Various conservative Episcopal groups had called for alternative solutions to this problem. Some wanted a competing, conservative Anglican Province for the United States. As precedent they cited a nationwide diocese for American Indians that exists within the Episcopal Church.
Others, with Bishop Robert Duncan of Pittsburgh as spokesman, called for a less drastic solution in which parishes that were in theological conflict with their bishop could obtain the oversight of an agreeable Episcopal bishop. As precedent they cited the "flying bishops" of the Church of England, who serve parishes that are unwilling to accept oversight from any bishop who has ordained women.

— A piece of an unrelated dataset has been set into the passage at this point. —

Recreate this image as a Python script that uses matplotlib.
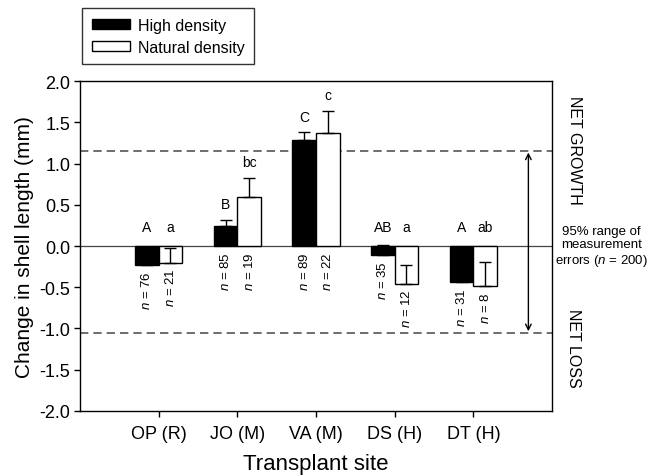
import numpy as np
import matplotlib
matplotlib.use("Agg")
import matplotlib.pyplot as plt

plt.rcParams['font.family'] = ['Liberation Sans', 'DejaVu Sans']
plt.rcParams['mathtext.fontset'] = 'custom'
plt.rcParams['mathtext.rm'] = 'Liberation Sans'
plt.rcParams['mathtext.it'] = 'Liberation Sans:italic'

# data
sites = ['OP (R)', 'JO (M)', 'VA (M)', 'DS (H)', 'DT (H)']
high_mean = [-0.23, 0.24, 1.28, -0.11, -0.44]
high_err = [0.10, 0.08, 0.10, 0.12, 0.10]
nat_mean = [-0.20, 0.60, 1.37, -0.455, -0.49]
nat_err = [0.17, 0.23, 0.27, 0.225, 0.30]
high_letters = ['A', 'B', 'C', 'AB', 'A']
nat_letters = ['a', 'bc', 'c', 'a', 'ab']
high_n = [76, 85, 89, 35, 31]
nat_n = [21, 19, 22, 12, 8]
upper_limit = 1.15
lower_limit = -1.05

fig = plt.figure(figsize=(6.53, 4.77), dpi=100)
ax = fig.add_axes([0.1225, 0.1363, 0.7228, 0.6917])

x = np.arange(1, len(sites) + 1)
w = 0.3

ax.axhline(0, color='#444444', lw=0.9, zorder=1)
ax.axhline(upper_limit, color='#555555', lw=1.2, ls=(0, (5, 3)), zorder=1)
ax.axhline(lower_limit, color='#555555', lw=1.2, ls=(0, (5, 3)), zorder=1)

ekw = dict(ecolor='black', elinewidth=1, capsize=4.5, capthick=1)
ax.bar(x - w / 2, high_mean, w, color='black', edgecolor='black', lw=1,
       yerr=[np.zeros(5), high_err], error_kw=ekw, zorder=2, label='High density')
ax.bar(x + w / 2, nat_mean, w, color='white', edgecolor='black', lw=1,
       yerr=[np.zeros(5), nat_err], error_kw=ekw, zorder=2, label='Natural density')

# significance letters and sample sizes
for xs, means, errs, letters, ns in [(x - w / 2, high_mean, high_err, high_letters, high_n),
                                     (x + w / 2, nat_mean, nat_err, nat_letters, nat_n)]:
    for xi, m, e, lab, n in zip(xs, means, errs, letters, ns):
        ytop = max(m + e, 0.05) + 0.1
        ax.text(xi, ytop, lab, ha='center', va='bottom', fontsize=10)
        ax.text(xi, min(m, 0) - 0.06, '$n$ = %d' % n, rotation=90,
                ha='center', va='top', fontsize=9.5)

ax.annotate('', xy=(5.7, upper_limit), xytext=(5.7, lower_limit),
            arrowprops=dict(arrowstyle='<->', color='black', lw=1,
                            mutation_scale=10, shrinkA=1, shrinkB=1))

ax.text(6.28, 1.17, 'NET GROWTH', rotation=270, ha='center', va='center',
        fontsize=11.5, clip_on=False)
ax.text(6.27, -1.23, 'NET LOSS', rotation=270, ha='center', va='center',
        fontsize=11.5, clip_on=False)
ax.text(6.63, 0.0, '95% range of\nmeasurement\nerrors ($n$ = 200)',
        ha='center', va='center', fontsize=9.5, clip_on=False, linespacing=1.15)

ax.set_xlim(0, 6)
ax.set_ylim(-2, 2)
ax.set_xticks(x)
ax.set_xticklabels(sites)
ax.set_yticks(np.arange(-2, 2.01, 0.5))
ax.set_yticklabels(['%.1f' % v for v in np.arange(-2, 2.01, 0.5)])
ax.tick_params(direction='out', length=4, width=1, labelsize=13, pad=3)
ax.tick_params(axis='x', pad=6)
for s in ax.spines.values():
    s.set_linewidth(1)

ax.set_xlabel('Transplant site', fontsize=16, labelpad=8)
ax.set_ylabel('Change in shell length (mm)', fontsize=15, labelpad=4)

leg = fig.legend(loc='upper left', bbox_to_anchor=(82 / 653, 1 - 9 / 477),
                 fontsize=11.5, frameon=True, fancybox=False, edgecolor='black',
                 handlelength=2.4, handleheight=0.65, handletextpad=0.5,
                 borderaxespad=0, borderpad=0.6, labelspacing=0.45)
leg.get_frame().set_linewidth(1)

fig.savefig('out.png', dpi=100)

Rodgers and Murphy still hope for a resolution that will make their ministry unnecessary. They have agreed not to ordain any priests or confirm any parishioners until after the Anglican primates meeting next month.
It's too early to tell how conservative congregations that broke from the Episcopal Church will respond to the bishops from Southeast Asia. Rodgers had worked with seven such parishes for two years. They petitioned the overseas primates last year to consecrate him as their bishop. But other conservative congregations still have many questions about the arrangement.

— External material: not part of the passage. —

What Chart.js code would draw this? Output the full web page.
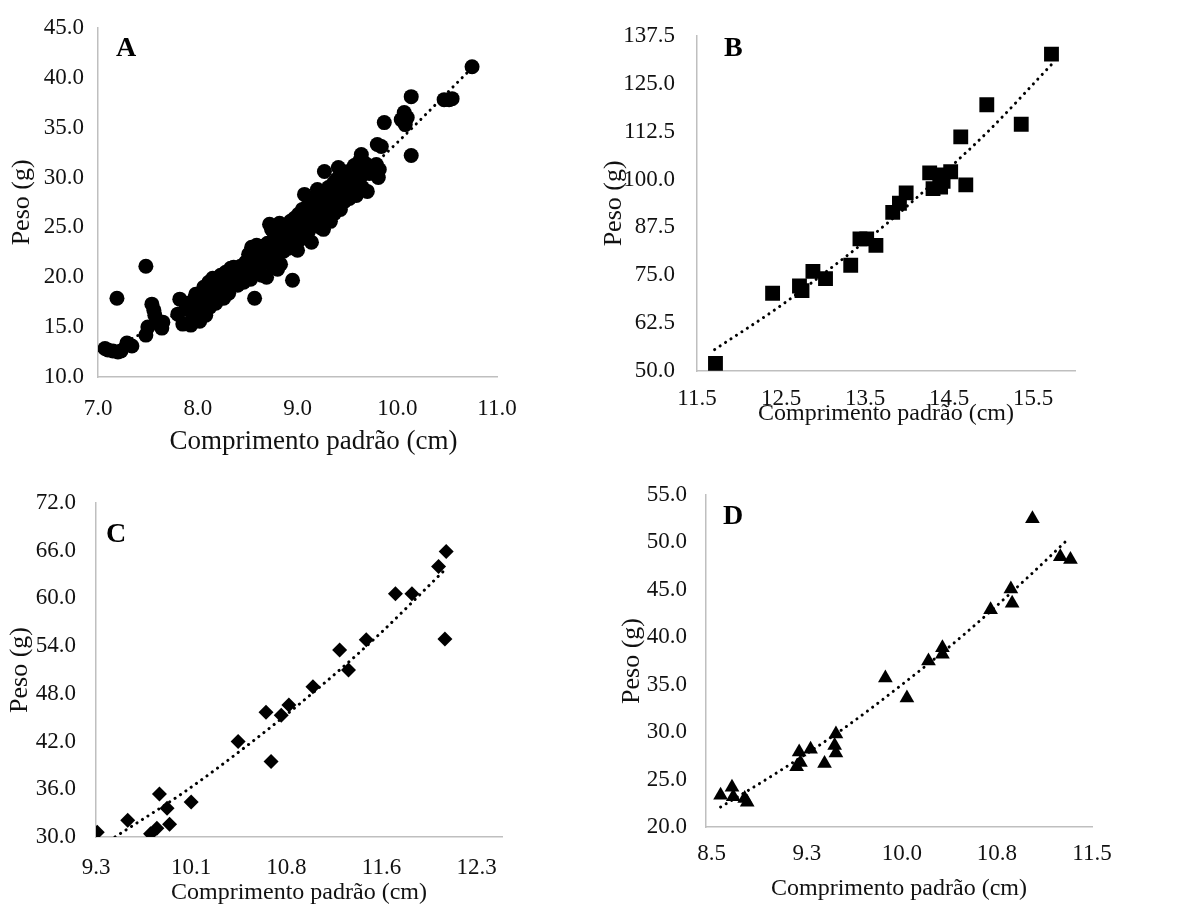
<!DOCTYPE html>
<html><head><meta charset="utf-8">
<script src="https://cdn.jsdelivr.net/npm/chart.js@4.4.1/dist/chart.umd.min.js"></script>
<style>
body{margin:0;background:#fff;width:1181px;height:904px;position:relative;overflow:hidden;font-family:"Liberation Serif","Times New Roman",serif}
.box{position:absolute}
.lbl{position:absolute;font:bold 28px "Liberation Serif",serif;line-height:28px;color:#000}
</style></head><body>
<div class="box" id="bA"><canvas id="cA"></canvas></div>
<div class="box" id="bB"><canvas id="cB"></canvas></div>
<div class="box" id="bC"><canvas id="cC"></canvas></div>
<div class="box" id="bD"><canvas id="cD"></canvas></div>
<div class="lbl" style="left:116px;top:33px">A</div>
<div class="lbl" style="left:724px;top:33px">B</div>
<div class="lbl" style="left:106px;top:519px">C</div>
<div class="lbl" style="left:723px;top:501px">D</div>
<script>
// ---------- DATA ----------
const xTitle = "Comprimento padrão (cm)";
const yTitle = "Peso (g)";

// Panel A
const pointsA = [
[7.07,12.86],[7.10,12.7],[7.15,12.6],[7.20,12.5],[7.23,12.6],[7.29,13.4],[7.34,13.1],[7.19,17.9],
[7.48,21.1],[7.48,14.2],[7.50,15.0],[7.54,17.3],[7.56,16.7],[7.57,16.2],[7.65,15.5],[7.64,14.9],[7.62,15.3],
[7.82,17.8],[7.80,16.3],[7.85,15.3],[7.88,16.8],[7.90,17.4],[7.93,15.2],[7.95,16.0],[7.97,17.9],[7.98,18.3],
[8.00,16.6],[8.02,15.6],[8.03,17.2],[8.05,18.6],[8.06,19.0],[8.07,17.8],[8.08,16.2],[8.10,18.2],[8.11,19.5],
[8.12,17.0],[8.14,18.8],[8.15,19.9],[8.17,18.0],[8.18,17.4],[8.20,19.2],[8.22,18.5],[8.23,20.2],[8.25,19.0],
[8.26,17.9],[8.28,20.5],[8.30,19.6],[8.31,18.4],[8.33,20.9],[8.35,19.8],[8.36,21.0],[8.38,20.3],[8.40,19.2],
[8.41,20.8],[8.43,21.1],[8.45,20.0],[8.46,19.5],[8.48,21.5],[8.50,20.6],[8.51,22.3],[8.52,21.0],[8.53,19.8],
[8.54,23.0],[8.55,22.0],[8.56,20.4],[8.57,17.9],[8.58,21.6],[8.59,23.2],[8.60,22.5],[8.61,20.9],[8.62,21.8],
[8.63,22.9],[8.64,20.2],[8.65,23.1],[8.66,21.4],[8.68,22.6],[8.69,20.0],[8.70,23.4],[8.71,21.9],[8.72,25.3],
[8.73,22.8],[8.74,24.8],[8.75,21.2],[8.76,23.8],[8.78,22.3],[8.79,24.4],[8.80,20.8],[8.81,23.0],[8.82,25.4],
[8.83,21.3],[8.84,24.0],[8.86,22.6],[8.87,25.1],[8.88,23.6],[8.90,24.5],[8.91,22.9],[8.93,25.6],[8.95,19.7],
[8.96,24.2],[8.97,25.9],[8.98,23.4],[9.00,22.7],[9.01,26.3],[9.02,24.9],[9.03,23.8],[9.04,25.7],[9.05,26.8],
[9.06,24.3],[9.07,28.3],[9.08,25.2],[9.09,27.0],[9.10,26.1],[9.11,24.6],[9.12,27.4],[9.13,25.8],[9.14,23.5],
[9.15,26.6],[9.16,27.8],[9.17,25.4],[9.18,26.9],[9.20,28.8],[9.21,26.2],[9.22,27.5],[9.23,25.0],[9.24,28.0],
[9.25,26.7],[9.26,24.8],[9.27,30.6],[9.28,27.2],[9.29,28.4],[9.30,26.0],[9.31,29.0],[9.32,27.7],[9.33,25.6],
[9.34,28.6],[9.35,27.0],[9.36,29.4],[9.37,26.4],[9.38,28.1],[9.39,29.8],[9.40,27.4],[9.41,31.0],[9.42,28.8],
[9.43,26.8],[9.44,29.2],[9.45,28.0],[9.46,30.0],[9.47,27.6],[9.48,29.5],[9.50,28.4],[9.51,30.6],[9.52,27.9],
[9.53,29.0],[9.55,30.3],[9.56,28.6],[9.57,31.2],[9.58,29.6],[9.59,28.2],[9.60,30.8],[9.61,29.3],[9.62,31.6],
[9.63,30.0],[9.64,32.3],[9.65,29.0],[9.66,30.9],[9.68,31.4],[9.70,28.6],[9.72,30.4],[9.74,31.0],
[9.79,31.3],[9.81,30.0],[9.80,33.3],[9.84,33.1],[9.82,30.8],[9.87,35.5],[10.04,35.8],[10.07,36.5],[10.10,36.0],
[10.08,35.3],[10.14,38.1],[10.14,32.2],[10.47,37.8],[10.52,37.8],[10.55,37.9],[10.75,41.1]
];
const trendAx = [7.05, 7.5, 8.0, 8.5, 9.0, 9.5, 10.0, 10.74];
const trendAy = [12.4, 14.7, 17.7, 21.0, 24.8, 28.9, 33.5, 40.9];
const ticksAx = [7.0, 8.0, 9.0, 10.0, 11.0];
const ticksAy = [10, 15, 20, 25, 30, 35, 40, 45];

// Panel B
const pointsB = [
[11.72,52.0],[12.40,70.3],[12.72,72.2],[12.75,71.0],[12.88,76.0],[13.03,74.1],[13.33,77.6],[13.44,84.5],
[13.52,84.5],[13.63,82.8],[13.83,91.4],[13.91,93.8],[13.99,96.5],[14.27,101.7],[14.31,97.6],[14.39,101.2],
[14.40,98.0],[14.43,99.5],[14.52,102.0],[14.70,98.6],[14.64,111.1],[14.95,119.5],[15.36,114.4],[15.72,132.7]
];
const trendBx = [11.71, 12.5, 13.0, 13.5, 14.0, 14.5, 15.0, 15.72];
const trendBy = [55.6, 67.1, 75.3, 83.8, 93.0, 102.9, 113.3, 130.0];
const ticksBx = [11.5, 12.5, 13.5, 14.5, 15.5];
const ticksBy = [50.0, 62.5, 75.0, 87.5, 100.0, 112.5, 125.0, 137.5];

// Panel C
const pointsC = [
[9.31,30.6],[9.55,32.1],[9.73,30.4],[9.78,31.1],[9.80,35.4],[9.86,33.6],[9.88,31.6],[10.05,34.4],
[10.42,42.0],[10.64,45.7],[10.68,39.5],[10.76,45.3],[10.82,46.6],[11.01,48.9],[11.22,53.5],[11.29,51.0],
[11.43,54.8],[11.66,60.6],[11.79,60.6],[12.00,64.0],[12.06,65.9],[12.05,54.9]
];
const trendCx = [9.45, 10.0, 10.5, 11.0, 11.5, 12.05];
const trendCy = [30.0, 35.7, 41.6, 48.0, 55.0, 63.6];
const ticksCx = [9.3, 10.05, 10.8, 11.55, 12.3];
const labelsCx = ["9.3", "10.1", "10.8", "11.6", "12.3"];
const ticksCy = [30, 36, 42, 48, 54, 60, 66, 72];

// Panel D
const pointsD = [
[8.57,23.35],[8.66,24.2],[8.67,23.2],[8.76,23.0],[8.78,22.6],[9.17,26.35],[9.19,27.9],[9.20,26.8],
[9.28,28.2],[9.39,26.7],[9.47,28.6],[9.48,29.8],[9.48,27.8],[9.87,35.7],[10.04,33.6],[10.21,37.5],
[10.32,38.9],[10.32,38.2],[10.70,42.9],[10.86,45.1],[10.87,43.6],[11.03,52.5],[11.25,48.5],[11.33,48.2]
];
const trendDx = [8.57, 9.0, 9.5, 10.0, 10.5, 11.0, 11.32];
const trendDy = [22.1, 25.6, 30.0, 35.0, 40.4, 46.4, 50.45];
const ticksDx = [8.5, 9.25, 10.0, 10.75, 11.5];
const labelsDx = ["8.5", "9.3", "10.0", "10.8", "11.5"];
const ticksDy = [20, 25, 30, 35, 40, 45, 50, 55];

// ---------- LAYOUT ----------
const FAM = '"Liberation Serif", "Times New Roman", serif';
const panels = [
 {id:'A', box:{l:0,t:0,w:580,h:460}, area:{l:98,t:24,r:497,b:377}, xmin:7, xmax:11, ymin:10, ymax:45,
  pts:pointsA, tx:trendAx, ty:trendAy, xt:ticksAx, xl:null, yt:ticksAy, style:'circle', r:7.5,
  xPad:18, xTitleC:442, xTitleSize:27, xTitleDx:16, yPad:14, yTitleC:22},
 {id:'B', box:{l:590,t:0,w:591,h:440}, area:{l:697,t:20,r:1075,b:371}, xmin:11.5, xmax:16, ymin:50, ymax:137.5,
  pts:pointsB, tx:trendBx, ty:trendBy, xt:ticksBx, xl:null, yt:ticksBy, style:'rect', r:10.5,
  xPad:14, xTitleC:414, xTitleSize:24, xTitleDx:0, yPad:22, yTitleC:614},
 {id:'C', box:{l:0,t:460,w:580,h:444}, area:{l:96,t:503,r:502,b:837}, xmin:9.3, xmax:12.5, ymin:30, ymax:72,
  pts:pointsC, tx:trendCx, ty:trendCy, xt:ticksCx, xl:labelsCx, yt:ticksCy, style:'rectRot', r:7.5,
  xPad:17, xTitleC:893, xTitleSize:24, xTitleDx:0, yPad:20, yTitleC:20},
 {id:'D', box:{l:590,t:460,w:591,h:444}, area:{l:706,t:495,r:1092,b:827}, xmin:8.455, xmax:11.5, ymin:20, ymax:55,
  pts:pointsD, tx:trendDx, ty:trendDy, xt:ticksDx, xl:labelsDx, yt:ticksDy, style:'triangle', r:8.5,
  xPad:13, xTitleC:889, xTitleSize:24, xTitleDx:0, yPad:19, yTitleC:632}
];

const TICK_FONT = {family:FAM, size:23};
const YT_FONT = {family:FAM, size:26};
const AXIS_COLOR = '#bfbfbf';
const TEXT_COLOR = '#111111';

panels.forEach(p => {
  const div = document.getElementById('b' + p.id);
  div.style.left = p.box.l + 'px'; div.style.top = p.box.t + 'px';
  div.style.width = p.box.w + 'px'; div.style.height = p.box.h + 'px';
  const cv = document.getElementById('c' + p.id);
  cv.width = p.box.w; cv.height = p.box.h;
  cv.style.width = p.box.w + 'px'; cv.style.height = p.box.h + 'px';
  const boxR = p.box.l + p.box.w, boxB = p.box.t + p.box.h;
  const yWidth = p.area.l - p.box.l;
  const xHeight = boxB - p.area.b;
  const xFont = {family:FAM, size:p.xTitleSize};
  const xTitleLH = p.xTitleSize * 1.2;
  const yTitleLH = YT_FONT.size * 1.2;
  new Chart(cv, {
    type: 'scatter',
    data: {
      datasets: [
        { type:'line', data: p.tx.map((x,i)=>({x:x, y:p.ty[i]})), borderColor:'#000', borderWidth:3,
          borderDash:[0.1,6.4], borderCapStyle:'round', pointRadius:0, fill:false,
          cubicInterpolationMode:'monotone', tension:0.4 },
        { data: p.pts.map(a=>({x:a[0], y:a[1]})), pointStyle:p.style, pointRadius:p.r,
          pointBackgroundColor:'#000', pointBorderColor:'#000', pointBorderWidth:0, pointHoverRadius:p.r }
      ]
    },
    options: {
      responsive:false, animation:false, devicePixelRatio:1,
      layout:{ padding:{ left:0, top:p.area.t - p.box.t, right: boxR - p.area.r, bottom:0 } },
      plugins:{ legend:{display:false}, tooltip:{enabled:false} },
      events:[],
      scales:{
        x:{ type:'linear', min:p.xmin, max:p.xmax,
            afterBuildTicks: s => { s.ticks = p.xt.map(v=>({value:v})); },
            afterFit: s => {
              s.height = xHeight;
              if (p.xTitleDx && !s._shiftPatched) {
                const orig = s.drawTitle.bind(s);
                s.drawTitle = function(){ this.ctx.save(); this.ctx.translate(p.xTitleDx,0); orig(); this.ctx.restore(); };
                s._shiftPatched = true;
              }
            },
            grid:{display:false, drawTicks:false, tickLength:0},
            border:{display:true, color:AXIS_COLOR, width:1.5},
            ticks:{ font:TICK_FONT, color:TEXT_COLOR, padding:p.xPad, maxRotation:0, autoSkip:false,
                    callback:(v,i)=> p.xl ? p.xl[i] : Number(v).toFixed(1) },
            title:{ display:true, text:xTitle, font:xFont, color:TEXT_COLOR,
                    padding:{top:0, bottom: boxB - p.xTitleC - xTitleLH/2} }
        },
        y:{ type:'linear', min:p.ymin, max:p.ymax,
            afterBuildTicks: s => { s.ticks = p.yt.map(v=>({value:v})); },
            afterFit: s => { s.width = yWidth; },
            grid:{display:false, drawTicks:false, tickLength:0},
            border:{display:true, color:AXIS_COLOR, width:1.5},
            ticks:{ font:TICK_FONT, color:TEXT_COLOR, padding:p.yPad, autoSkip:false,
                    callback:(v)=> Number(v).toFixed(1) },
            title:{ display:true, text:yTitle, font:YT_FONT, color:TEXT_COLOR,
                    padding:{top: p.yTitleC - p.box.l - yTitleLH/2, bottom:0} }
        }
      }
    }
  });
});
</script>
</body></html>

St. James the Less in Philadelphia left the Episcopal Diocese of Pennsylvania last year because of theological conflict with its bishop. That church believes that bishops who ordain female priests have broken the sacramental bonds of the church. If Rodgers and Murphy ordain women, that would pose a serious problem, said the Rev. David Ousley of St. James the Less.
The Province of Southeast Asia does not ordain women, therefore it is highly unlikely that he would be permitted to do so, Rodgers said.
One objection that their conservative allies have raised to their consecration is that it appears to mirror the action of Philadelphia bishops who ordained female priests in 1974 without permission. The Episcopal General Convention approved women's ordination two years later.
Rodgers does not believe comparison is apt.
"This is much more of a pastoral effort to help people who are trying to be faithful to the classic teaching of Scripture and Anglican norms," he said.
But the illegal ordinations of 1974 set the precedent that bishops will follow when dealing with rectors of Episcopal parishes who invite Rodgers and Murphy to visit, said Prichard, the canon law professor. Church courts ruled that, if a bishop gave a priest prior written warning not to invite the women to celebrate the Eucharist, the priest could be tried in a church court if he disobeyed.
"That makes it more of a problem on the second visit than on the first one," Prichard said.
"We considered that very carefully," Rodgers said. But, in the end, they decided that the need for missionary bishops was too great.